Any Tennessean selling a property wants the transaction to go as smoothly as possible, while also fetching the highest possible purchase price. You have most likely taken pains to make your home look perfect to prospective buyers, perhaps by painting the walls or mowing the grass. Won’t telling the buyer about defects undermine your efforts?
In the short term, it might. Undoubtedly, Tennessee buyers will take note of major defects that you disclose and haven't repaired. It would be reasonable for major defects to influence the price the buyer is willing to pay for the home.

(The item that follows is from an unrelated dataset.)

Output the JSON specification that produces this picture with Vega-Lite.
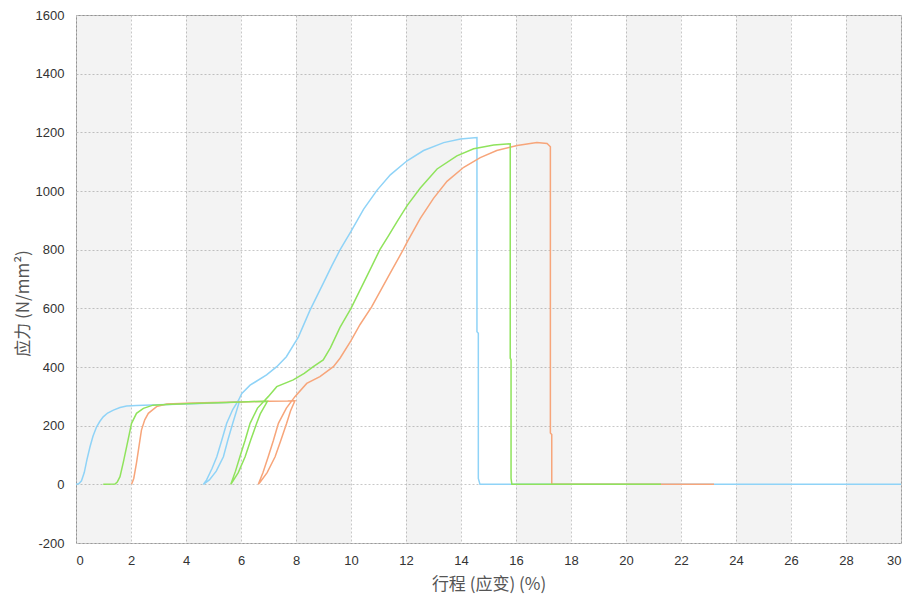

In the longer term, however, the law gives you important incentives to be fully honest. First of all, there are strict statutory penalties against you as the seller if the buyer discovers an undisclosed material defect after closing. According to Tenn. Code Ann. § 66-5-208, the buyer has specific remedies for an owner’s misrepresentations. Damages include an action “for actual damages suffered as a result of defects existing in the property as of the date of execution of the real estate purchase contract….” This means that the buyer can recoup the costs of repairing or replacing whatever the material defect was. For example, if you failed to disclose a busted heat pump, you could be on the hook for replacing the pump.
Note that Tenn. Code Ann. § 66-5-201 also mandates that the seller make the disclosures in good faith.” In this context, “good faith” essentially means “no funny business.” The legislature wants you to be open and honest, and not to try to obfuscate defects or intentionally mislead the prospective buyer.
Beyond these fears of possible litigation, the practical benefit of disclosure is simple: It creates trust. If you tell a buyer about a problem, he or she is more likely to want to do business with you. It shows that you are not trying to pretend that your property is flawless. Could this honesty lower the purchase price, or maybe even scare a buyer away? Maybe. But most Tennessee sellers know that honesty today could save them headaches tomorrow.